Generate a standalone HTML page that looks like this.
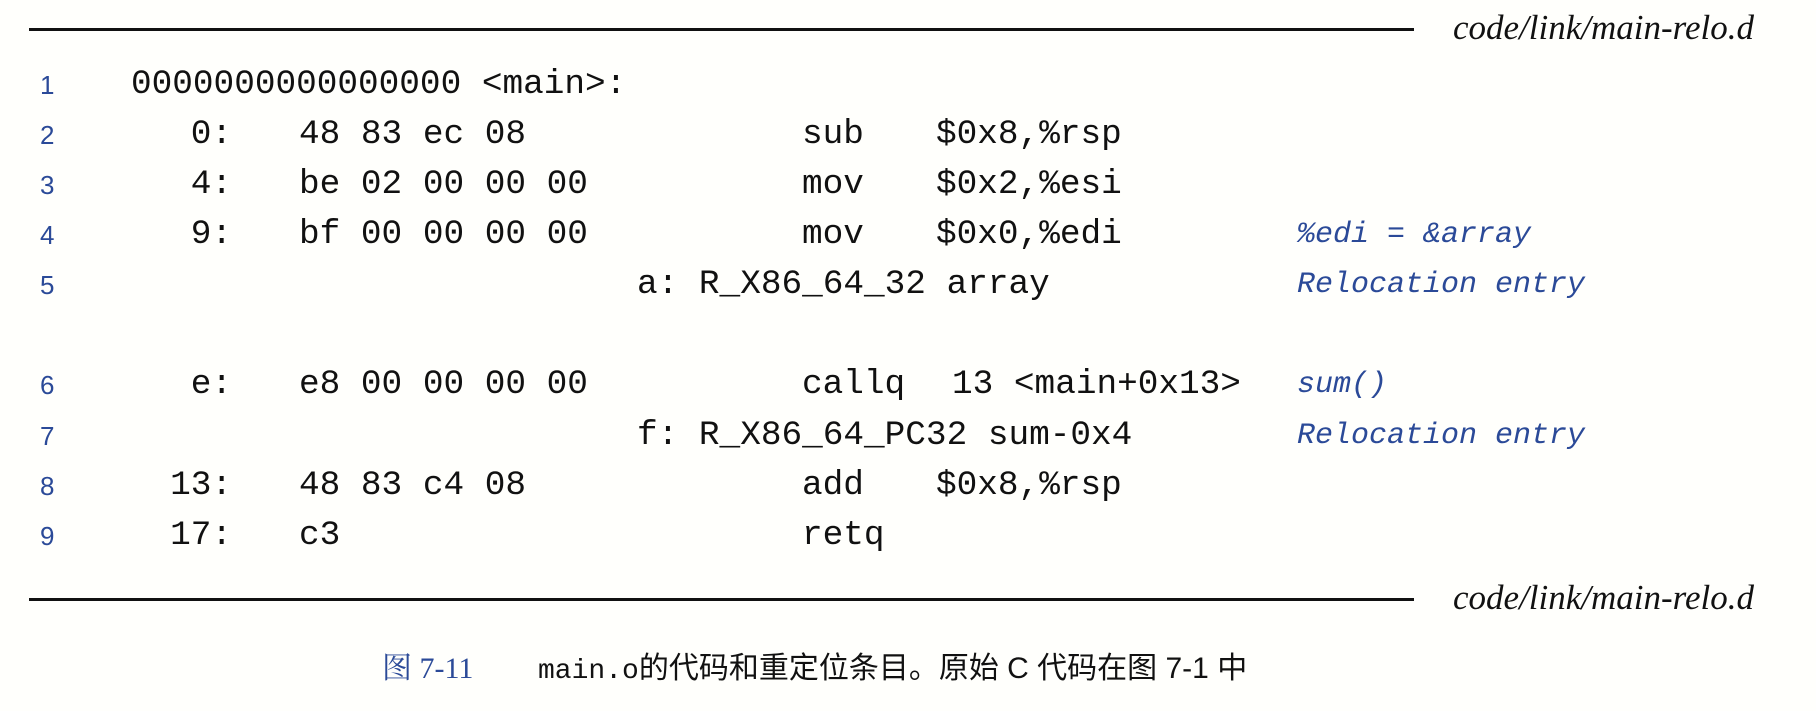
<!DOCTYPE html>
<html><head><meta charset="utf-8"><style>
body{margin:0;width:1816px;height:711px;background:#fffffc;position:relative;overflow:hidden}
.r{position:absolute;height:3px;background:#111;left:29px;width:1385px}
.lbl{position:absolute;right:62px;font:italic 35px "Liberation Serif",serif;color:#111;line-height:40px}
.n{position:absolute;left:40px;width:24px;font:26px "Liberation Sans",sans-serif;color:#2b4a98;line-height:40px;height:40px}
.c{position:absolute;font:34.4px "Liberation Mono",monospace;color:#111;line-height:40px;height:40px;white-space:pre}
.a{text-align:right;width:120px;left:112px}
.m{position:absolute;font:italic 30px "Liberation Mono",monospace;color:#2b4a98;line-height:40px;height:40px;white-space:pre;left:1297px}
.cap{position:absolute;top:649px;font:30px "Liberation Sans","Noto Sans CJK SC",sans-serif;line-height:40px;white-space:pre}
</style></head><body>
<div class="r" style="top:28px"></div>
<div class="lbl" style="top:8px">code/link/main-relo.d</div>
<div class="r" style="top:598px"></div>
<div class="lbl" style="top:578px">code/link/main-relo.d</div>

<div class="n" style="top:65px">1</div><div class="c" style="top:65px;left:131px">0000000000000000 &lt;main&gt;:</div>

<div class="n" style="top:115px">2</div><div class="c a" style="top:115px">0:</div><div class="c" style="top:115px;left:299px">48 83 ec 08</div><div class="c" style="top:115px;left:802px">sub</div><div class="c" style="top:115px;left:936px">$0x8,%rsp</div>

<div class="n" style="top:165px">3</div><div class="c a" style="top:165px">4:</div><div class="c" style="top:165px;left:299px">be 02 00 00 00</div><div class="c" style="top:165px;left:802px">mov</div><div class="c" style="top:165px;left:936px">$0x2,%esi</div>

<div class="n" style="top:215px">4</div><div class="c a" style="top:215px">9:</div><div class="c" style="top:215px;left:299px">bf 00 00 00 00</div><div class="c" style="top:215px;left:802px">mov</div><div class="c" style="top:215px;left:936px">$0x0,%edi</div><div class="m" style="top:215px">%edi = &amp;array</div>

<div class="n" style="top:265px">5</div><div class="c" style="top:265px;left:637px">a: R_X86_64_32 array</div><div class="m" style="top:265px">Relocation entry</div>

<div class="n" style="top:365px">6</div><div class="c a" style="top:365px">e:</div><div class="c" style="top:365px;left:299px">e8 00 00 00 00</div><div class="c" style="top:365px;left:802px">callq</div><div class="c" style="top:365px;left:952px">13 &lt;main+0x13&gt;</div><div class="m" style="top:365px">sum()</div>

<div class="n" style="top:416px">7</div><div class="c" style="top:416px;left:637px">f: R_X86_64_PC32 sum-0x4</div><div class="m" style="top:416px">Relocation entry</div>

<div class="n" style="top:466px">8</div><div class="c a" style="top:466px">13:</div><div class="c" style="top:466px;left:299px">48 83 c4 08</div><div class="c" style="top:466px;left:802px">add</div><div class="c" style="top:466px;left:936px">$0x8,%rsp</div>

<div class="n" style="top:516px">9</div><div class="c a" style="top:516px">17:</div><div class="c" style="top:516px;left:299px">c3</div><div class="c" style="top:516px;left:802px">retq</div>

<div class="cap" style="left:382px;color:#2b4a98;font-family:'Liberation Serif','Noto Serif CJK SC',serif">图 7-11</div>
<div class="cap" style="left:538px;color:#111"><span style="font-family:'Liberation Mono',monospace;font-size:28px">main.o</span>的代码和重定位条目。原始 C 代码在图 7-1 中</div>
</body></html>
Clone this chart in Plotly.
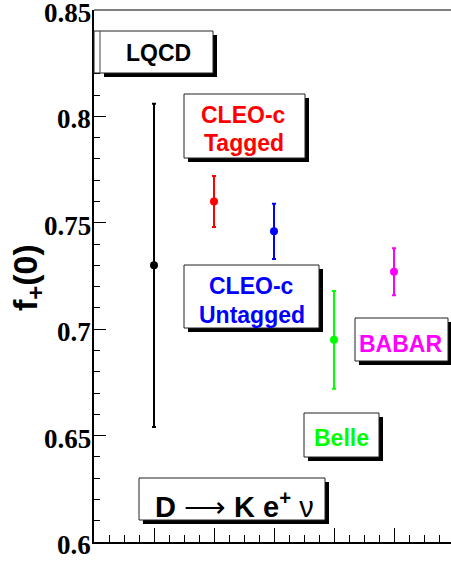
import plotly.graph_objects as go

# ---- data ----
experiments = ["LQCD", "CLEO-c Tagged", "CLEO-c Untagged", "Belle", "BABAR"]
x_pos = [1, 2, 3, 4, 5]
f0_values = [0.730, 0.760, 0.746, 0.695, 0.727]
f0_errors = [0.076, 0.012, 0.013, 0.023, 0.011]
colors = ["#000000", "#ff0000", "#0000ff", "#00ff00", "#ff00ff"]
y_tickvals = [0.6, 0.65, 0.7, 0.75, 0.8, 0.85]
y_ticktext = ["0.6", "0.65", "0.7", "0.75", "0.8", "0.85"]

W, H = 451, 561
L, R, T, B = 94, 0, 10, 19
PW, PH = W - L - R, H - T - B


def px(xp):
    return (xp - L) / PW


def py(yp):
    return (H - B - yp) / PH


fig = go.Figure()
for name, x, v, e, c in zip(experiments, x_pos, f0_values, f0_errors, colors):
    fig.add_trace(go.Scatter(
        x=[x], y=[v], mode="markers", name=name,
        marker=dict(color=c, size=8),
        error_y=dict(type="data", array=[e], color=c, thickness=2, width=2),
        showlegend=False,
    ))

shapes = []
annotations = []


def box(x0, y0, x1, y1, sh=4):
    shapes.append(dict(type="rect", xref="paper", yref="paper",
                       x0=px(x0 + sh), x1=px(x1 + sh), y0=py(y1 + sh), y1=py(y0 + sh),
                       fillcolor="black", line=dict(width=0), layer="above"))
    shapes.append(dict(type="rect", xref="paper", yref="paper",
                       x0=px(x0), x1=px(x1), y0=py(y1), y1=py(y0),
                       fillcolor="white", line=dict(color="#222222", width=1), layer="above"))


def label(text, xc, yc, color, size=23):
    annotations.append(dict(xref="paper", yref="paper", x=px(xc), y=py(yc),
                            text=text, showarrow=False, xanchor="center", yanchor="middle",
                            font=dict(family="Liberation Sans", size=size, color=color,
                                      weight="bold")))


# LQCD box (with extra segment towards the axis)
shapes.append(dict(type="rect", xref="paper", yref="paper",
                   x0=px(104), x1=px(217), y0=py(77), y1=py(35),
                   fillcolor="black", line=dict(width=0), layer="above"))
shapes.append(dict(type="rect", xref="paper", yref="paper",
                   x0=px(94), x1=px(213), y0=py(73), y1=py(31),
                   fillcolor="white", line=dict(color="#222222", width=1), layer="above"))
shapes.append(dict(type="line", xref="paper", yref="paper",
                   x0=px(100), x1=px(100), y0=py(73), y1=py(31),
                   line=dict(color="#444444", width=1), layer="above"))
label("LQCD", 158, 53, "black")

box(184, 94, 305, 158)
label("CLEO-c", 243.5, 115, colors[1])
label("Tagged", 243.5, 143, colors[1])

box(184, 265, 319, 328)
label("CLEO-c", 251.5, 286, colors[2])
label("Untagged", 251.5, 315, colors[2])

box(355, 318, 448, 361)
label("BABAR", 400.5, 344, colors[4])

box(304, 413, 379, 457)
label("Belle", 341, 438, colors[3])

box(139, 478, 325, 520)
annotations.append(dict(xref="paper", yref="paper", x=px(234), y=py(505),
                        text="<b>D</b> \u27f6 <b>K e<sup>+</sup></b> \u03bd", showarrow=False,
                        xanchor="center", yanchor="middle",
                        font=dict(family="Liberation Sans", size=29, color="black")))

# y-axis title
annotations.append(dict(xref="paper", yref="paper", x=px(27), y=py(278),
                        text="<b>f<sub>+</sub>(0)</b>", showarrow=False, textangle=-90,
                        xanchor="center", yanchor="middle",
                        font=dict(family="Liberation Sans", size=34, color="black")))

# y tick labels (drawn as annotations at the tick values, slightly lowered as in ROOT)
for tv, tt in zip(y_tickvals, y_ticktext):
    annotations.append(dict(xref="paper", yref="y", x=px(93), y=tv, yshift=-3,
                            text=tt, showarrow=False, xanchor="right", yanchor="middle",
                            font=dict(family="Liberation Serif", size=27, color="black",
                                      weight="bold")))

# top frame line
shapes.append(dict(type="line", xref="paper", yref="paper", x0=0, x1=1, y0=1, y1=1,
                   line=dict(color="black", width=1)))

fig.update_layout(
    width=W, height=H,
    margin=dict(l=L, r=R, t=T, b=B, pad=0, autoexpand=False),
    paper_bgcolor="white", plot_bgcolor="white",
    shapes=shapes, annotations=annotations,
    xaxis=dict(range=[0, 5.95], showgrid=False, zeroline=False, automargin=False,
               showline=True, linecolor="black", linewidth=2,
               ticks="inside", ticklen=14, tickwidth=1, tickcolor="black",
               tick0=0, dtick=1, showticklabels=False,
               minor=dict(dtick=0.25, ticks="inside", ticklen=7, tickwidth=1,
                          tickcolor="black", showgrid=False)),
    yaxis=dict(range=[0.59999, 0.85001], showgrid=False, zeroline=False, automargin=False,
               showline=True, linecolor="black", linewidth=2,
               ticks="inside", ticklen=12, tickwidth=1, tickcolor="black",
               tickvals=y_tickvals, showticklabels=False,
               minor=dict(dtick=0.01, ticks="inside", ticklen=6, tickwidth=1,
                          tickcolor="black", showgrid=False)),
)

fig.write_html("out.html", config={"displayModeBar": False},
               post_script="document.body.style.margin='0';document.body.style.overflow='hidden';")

AIM: From the listing above, copy out each line where the word "this" appears.

EXPECTED OUTPUT:
Generate a standalone HTML page that looks like this.
Clone this chart in Plotly.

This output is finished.